Saturday, February 11, 2012

A New Version of Phone Tag

DOB was moved to a nursing home 2 weeks ago after falling twice in four days. When she goes down, she goes down so hard she bounces, and the following days she is sore and bruised like, say, a victim of senior abuse, which I hasten to add, is not what is happening, mainly because it’s completely unnecessary when she’s doing such a good job of that on her own.

It was either a nursing home or rent a forklift so we could return her to her vertical position without calling the EMT service for what is graciously called “lift assist” every time she uses her walker without watching and catches the edge of an area rug and keeps lumbering forward unknowingly, gradually bending the rug it up until her next step lands on it, toppling the whole edifice over like an unbalanced crate of rocks and spilling all over a loading dock. 

I should also mention that she is now also too stupid to figure out how to answer the cell phone she’s had for about 5 years. So, it’s always entertaining when TCG phones her to check in because he’s too lazy to drive the 1.5 miles from our door to hers and actually visit her.

TCG: Hello?
DOB:  Hello?
TCG:  I’m not coming today be—
DOB:  Hello? Is anybody there?
TCG:  Push the speaker button, it’s the one with a picture of a little green sp---
DOB:  Hello…. I can’t hear you yet… (Electronic beeps as random buttons are pushed)… hello?
TCG:  Can you hear me now?
DOB:  Hello?
TCG:  Press the little green speaker button, and then turn up the volume by using the little button on the side near the t—
DOB:  I thought the phone rang but nobody is here. Hello?  I’m not he—(phone cuts off as she finds the disconnect button).

Repeat this same conversation twice, but turn up the volume on TCG’s end in the vain hope she’ll figure out how to put the phone to her ear and hear his step-by-step instructions about using the speaker. I should mention she has to use the speaker function because she’s forgotten how to hold the phone to her ear.

Then TCH calls his Senior Deadbeat Sister in PA who calls DOB multiple times daily, sometimes even connecting and having what passes for conversation with her mother. I get to hear the entire conversation because TCG thoughtfully puts all his calls on speaker and mutes the volume on the news program I’m trying to watch.

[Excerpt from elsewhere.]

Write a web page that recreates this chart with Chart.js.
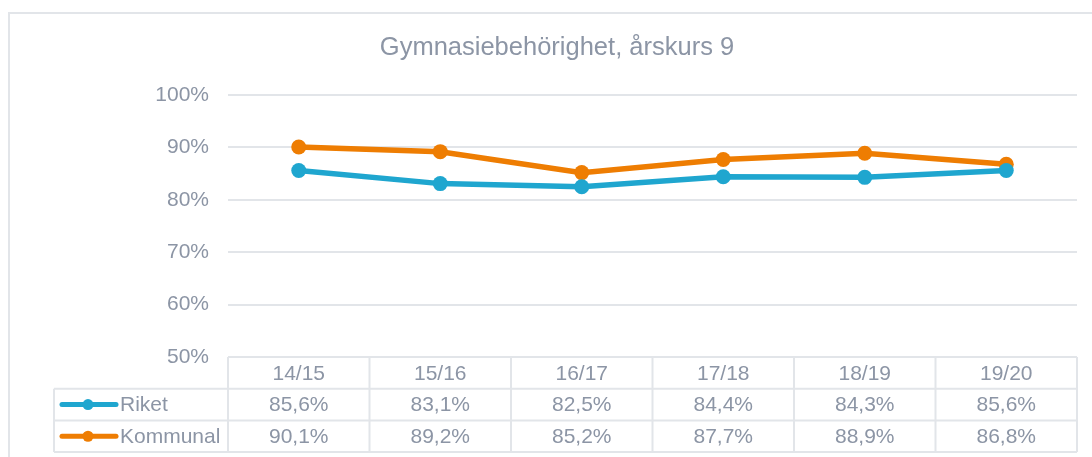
<!DOCTYPE html>
<html>
<head>
<meta charset="utf-8">
<script src="https://cdn.jsdelivr.net/npm/chart.js@4"></script>
<style>
    body { margin: 0; background: #ffffff; }
    canvas { display: block; }
</style>
</head>
<body>
<canvas id="grafico" width="1092" height="457"></canvas>
<script>
const labels = ["14/15", "15/16", "16/17", "17/18", "18/19", "19/20"];
const riket = [85.6, 83.1, 82.5, 84.4, 84.3, 85.6];
const kommunal = [90.1, 89.2, 85.2, 87.7, 88.9, 86.8];
const seriesNames = ["Riket", "Kommunal"];

const blue = "#1fa6cf";
const orange = "#ee7d02";
const textGray = "#8c95a5";
const lineGray = "#e2e5e9";
const fontFamily = "'Liberation Sans', Arial, sans-serif";

// formato 85,6%
function fmt(v) {
    return v.toFixed(1).replace(".", ",") + "%";
}

// moldura em volta do gráfico
const framePlugin = {
    id: "frame",
    beforeDraw(chart) {
        const ctx = chart.ctx;
        ctx.save();
        ctx.strokeStyle = lineGray;
        ctx.lineWidth = 2;
        ctx.beginPath();
        ctx.moveTo(9, chart.height);
        ctx.lineTo(9, 13);
        ctx.lineTo(chart.width, 13);
        ctx.stroke();
        ctx.restore();
    },
};

// tabela de dados abaixo do eixo x
const tablePlugin = {
    id: "dataTable",
    afterDraw(chart) {
        const ctx = chart.ctx;
        const area = chart.chartArea;
        const x = chart.scales.x;
        const colW = (area.right - area.left) / labels.length;
        const rowH = 31.7;
        const y0 = area.bottom;
        const legendLeft = area.left - 174;
        const rows = [riket, kommunal];
        const colors = [blue, orange];

        ctx.save();
        ctx.strokeStyle = lineGray;
        ctx.lineWidth = 2;
        ctx.beginPath();
        for (let r = 1; r <= 3; r++) {
            ctx.moveTo(legendLeft, y0 + r * rowH);
            ctx.lineTo(area.right, y0 + r * rowH);
        }
        ctx.moveTo(legendLeft, y0 + rowH);
        ctx.lineTo(legendLeft, y0 + 3 * rowH);
        for (let i = 0; i <= labels.length; i++) {
            const bx = area.left + i * colW;
            ctx.moveTo(bx, y0);
            ctx.lineTo(bx, y0 + 3 * rowH);
        }
        ctx.stroke();

        ctx.font = "21px " + fontFamily;
        ctx.fillStyle = textGray;
        ctx.textAlign = "center";
        ctx.textBaseline = "middle";
        labels.forEach((lab, i) => {
            const cx = x.getPixelForValue(i);
            ctx.fillText(lab, cx, y0 + rowH * 0.5 + 1);
            rows.forEach((row, r) => {
                ctx.fillText(fmt(row[i]), cx, y0 + rowH * (r + 1.5) + 1);
            });
        });

        rows.forEach((row, r) => {
            const cy = y0 + rowH * (r + 1.5);
            ctx.strokeStyle = colors[r];
            ctx.lineWidth = 5;
            ctx.lineCap = "round";
            ctx.beginPath();
            ctx.moveTo(legendLeft + 8, cy);
            ctx.lineTo(legendLeft + 62, cy);
            ctx.stroke();
            ctx.fillStyle = colors[r];
            ctx.beginPath();
            ctx.arc(legendLeft + 34, cy, 5.5, 0, Math.PI * 2);
            ctx.fill();
            ctx.fillStyle = textGray;
            ctx.textAlign = "left";
            ctx.fillText(seriesNames[r], legendLeft + 66, cy + 1);
        });
        ctx.restore();
    },
};

const options = {
    responsive: false,
    animation: false,
    devicePixelRatio: 1,
    layout: {
        padding: { left: 37, right: 15, top: 0, bottom: 100 },
    },
    scales: {
        x: {
            display: false,
            offset: true,
        },
        y: {
            min: 50,
            max: 100,
            afterFit(scale) {
                scale.width = 191;
            },
            border: { display: false },
            grid: {
                color: lineGray,
                lineWidth: 2,
                drawTicks: false,
            },
            ticks: {
                stepSize: 10,
                padding: 19,
                color: textGray,
                font: { size: 21, family: fontFamily },
                callback: (v) => v + "%",
            },
        },
    },
    plugins: {
        legend: { display: false },
        tooltip: { enabled: false },
        title: {
            display: true,
            text: "Gymnasiebehörighet, årskurs 9",
            color: textGray,
            font: { size: 25.5, family: fontFamily, weight: "normal" },
            padding: { top: 33, bottom: 31.5 },
        },
    },
};

new Chart(document.getElementById("grafico"), {
    type: "line",
    data: {
        labels: labels,
        datasets: [
            {
                label: seriesNames[0],
                data: riket,
                borderColor: blue,
                backgroundColor: blue,
                borderWidth: 5.5,
                pointRadius: 7.5,
                pointBorderWidth: 0,
                tension: 0,
            },
            {
                label: seriesNames[1],
                data: kommunal,
                borderColor: orange,
                backgroundColor: orange,
                borderWidth: 5.5,
                pointRadius: 7.5,
                pointBorderWidth: 0,
                tension: 0,
            },
        ],
    },
    options: options,
    plugins: [framePlugin, tablePlugin],
});
</script>
</body>
</html>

TCG:  Have you talked to mother today?
SDS:  It took five attempts before she discovered the speaker button…
WISIMH:  Surprisingly, exactly where she’d left it.
SDS:  …but yeah. She’s too sore to get up today.
WISIMH:  Surprisingly, exactly like every other day.
TCG:  The new “senior friendly” phone I ordered her should arrive today or tomorrow. Then I go to AT&T to get the sim cards switched, and she should be up and running with her new phone the same afternoon.
WISIMH:  Which should be a laugh riot because a new learning curve is always something that DOB responds well to. Think how well she has mastered the procedure to disconnect calls on her current phone.
SDS:  I’ve asked them to put a landline in her room by her bed and they just don’t do it.
WISIMH:  Possibly because your whinging and argumentative attempts to care for your mother via nagging disrespectful phone calls to “the help” somehow always fail to win over the people you try to abuse into doing what you mistakenly think is their job. But I could be wrong. Maybe they just don’t give a crap either.

TCG:  (To me) And this is easier how, than having her in the back room?
UCC:  Certainly, because I don’t give a crap what happens any more. (Which is perfectly safe to say out loud because TCG is chronically unable to listen, particularly after he asks a question for me to answer. He is usually too busy interrupting whatever I’ve started to say.)
WISIMH: And, plus I don’t get bothered by her son who is too lazy to walk back to see her in person when she doesn’t answer by the third call, and thus don’t have to don my Hazmat suit to go to her room and check in person to see what entertainment she has planned for my day. (Note: it always takes at least two calls for her to find the phone and begin the fumbling/answering process. His general rule is only to become concerned when the third, fourth, or fifth call is missed. I shit you not.)